A simple regex for the numerical prefixes is <name>\d\d\d\s, and the replacement string would be <name>. Emacs regular expressions are weird because you have to escape parens and brackets that are part of the PCRE syntax. There’s a snippet to help with that so you can write the syntax you know and have it translated to Emacs-escaped regex. I didn’t know of that, sadly, and experimented around until I found that <name>[0-9]\{0,3\} works (note the trailing space). TIL: The curly braces require escaping, and neither \d nor \s seem to work.

Now here are the steps I took:

Install wgrep package if you don’t have it already. It makes grep buffers writeable. That means you can perform changes to search result buffers in-place and save them in bulk.
Run M-x rgrep for recursive search:
- Search for <name>
- Specify the file wildcard as *.xml
- Specify the root folder from which to start recursive search
In the results buffer that appears, hit w or M-x wgrep-change-to-wgrep-mode to make the grep results buffer writeable.
Run M-x replace-regex and replace <name>[0-9]\{0,3\} (again, note the trailing space) with <name>.
To save all changes to all matched files, hit C-c C-c.

And that’s it!

The magic piece here is that Emacs will open, modify, and save all files according to the “diff” you produce in wgrep or “writable grep” mode.
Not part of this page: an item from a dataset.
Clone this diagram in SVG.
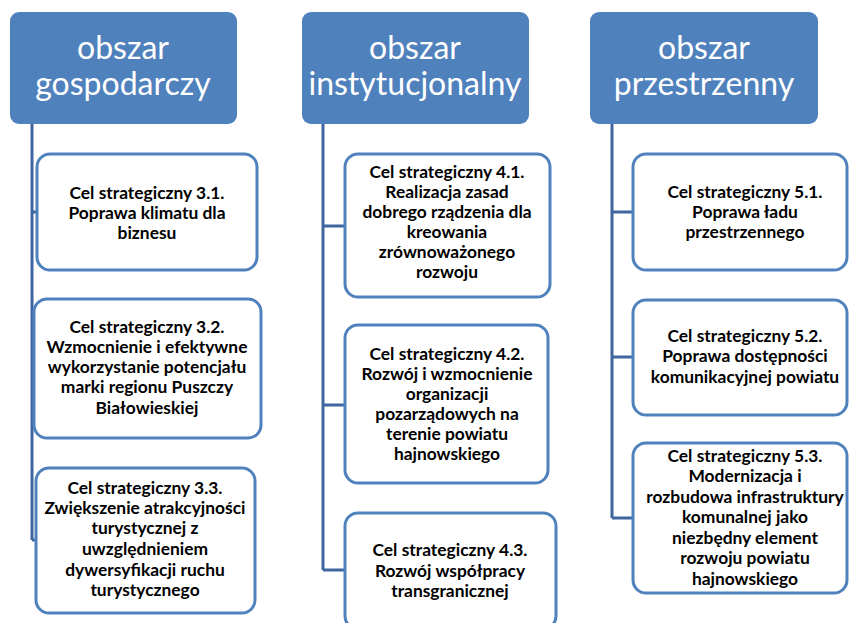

I didn’t have to figure out how to search recursively for the pattern in all XML files and afterwards perform the replacement automatically.

On my Mac, I would’ve been able to achieve this 10+ years ago with TextMate (or BBEdit), too. Local changes never were much of a problem.

But with Emacs, I was able to do these changes remotely. The hardest part was figuring out how to escape what in the regex. (I used highlight-regexp to more or less interactively highlight matches.)